I am forever amazed at the links I discover between Ossining and the world.

Take these three little buildings – two stories, their addresses are 185, 187 & 189 Ninth Avenue. I noticed them as I walked downtown on that first glorious spring day this year. I mean, they just stick out – they’re so small, so square, so . . . wooden! How have they managed to survive? And how long HAVE they been standing?
A little armchair research turned up this fantastic blog post.
And the very first thing I read was “As Clement Clark Moore divided his family estate, Chelsea, into building plots in the early 1830’s . . .” Wait just a minute – CLEMENT CLARK MOORE? The “’Twas the Night Before Christmas” author?
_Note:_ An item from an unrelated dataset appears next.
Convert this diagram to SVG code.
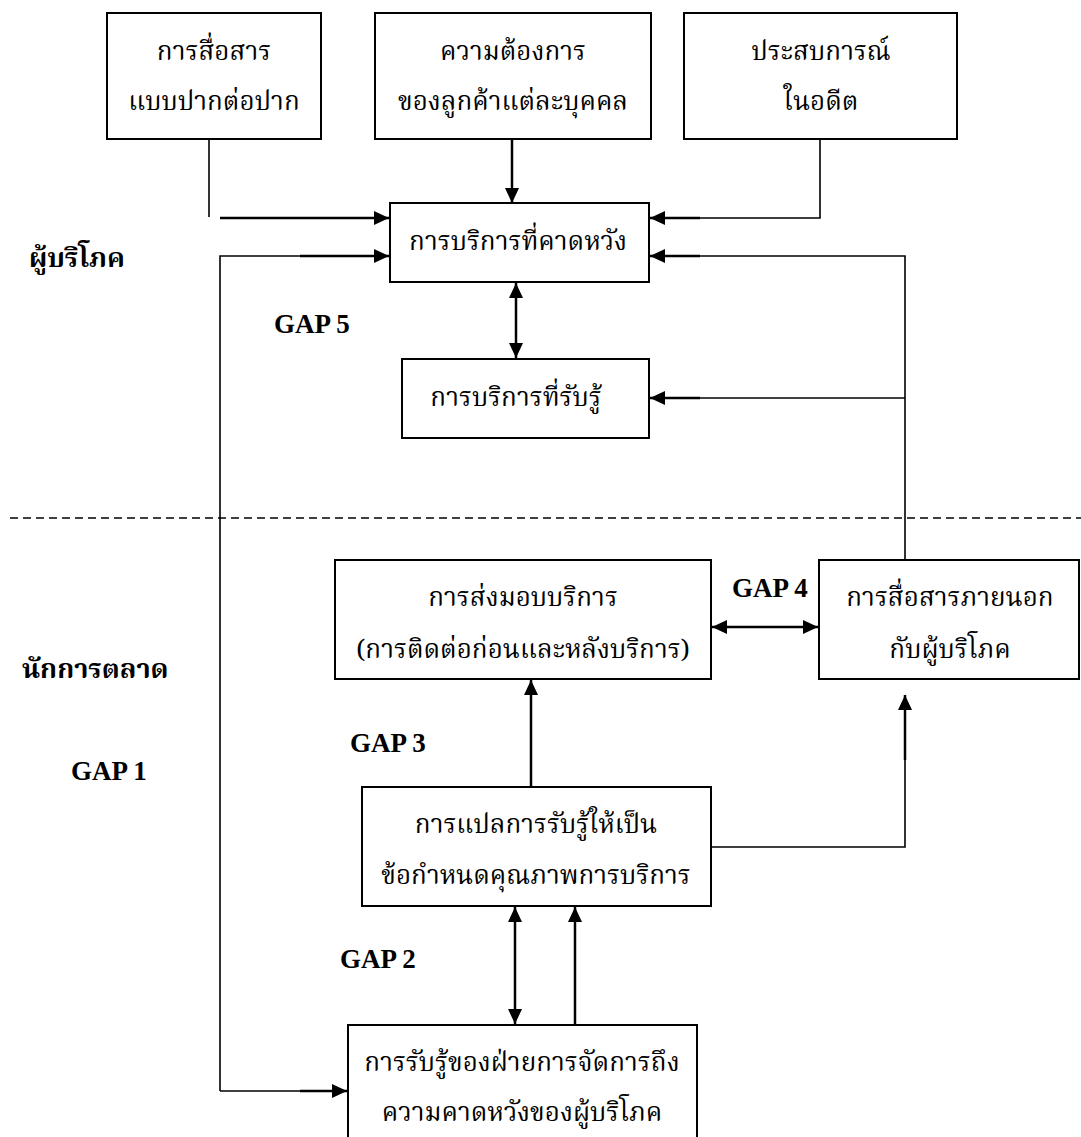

Why, he lived in Ossining! Or, at least, he owned some very desirable property in Ossining.
Quite the savvy real estate investor was Mr. Moore – owning Chelsea (the name of his estate that has been absorbed by the neighborhood), then selling it off in the 1830s when the population of NYC was exploding. And in 1839, purchasing the former Orser farm, site of a Revolutionary war skirmish in January 1783, renaming it Moorehaven. It seems that Moore bought the property for his son Benjamin who lived there and many years later hired architect Stanford White in the 1880s to oversee a major renovation of the house.
Moorehaven today
Another interesting connection I discovered was that when Clement Moore sold off his Chelsea estate, a man named James N. Wells handled the sales and leasing of the parcels. This same James N. Wells purchased what would become Moorehaven in 1836 from its very first American owner – a farmer named Alfred Orser (or Auser). Orser had settled there in 1741, long before the Revolutionary War, when the land was still owned by Frederick Phillipse III, the last Lord of the Manor. Orser, as a tenant farmer, had built the house that still stands, later to be enveloped in Stanford White’s expansion.
I need a nap after making all these connections!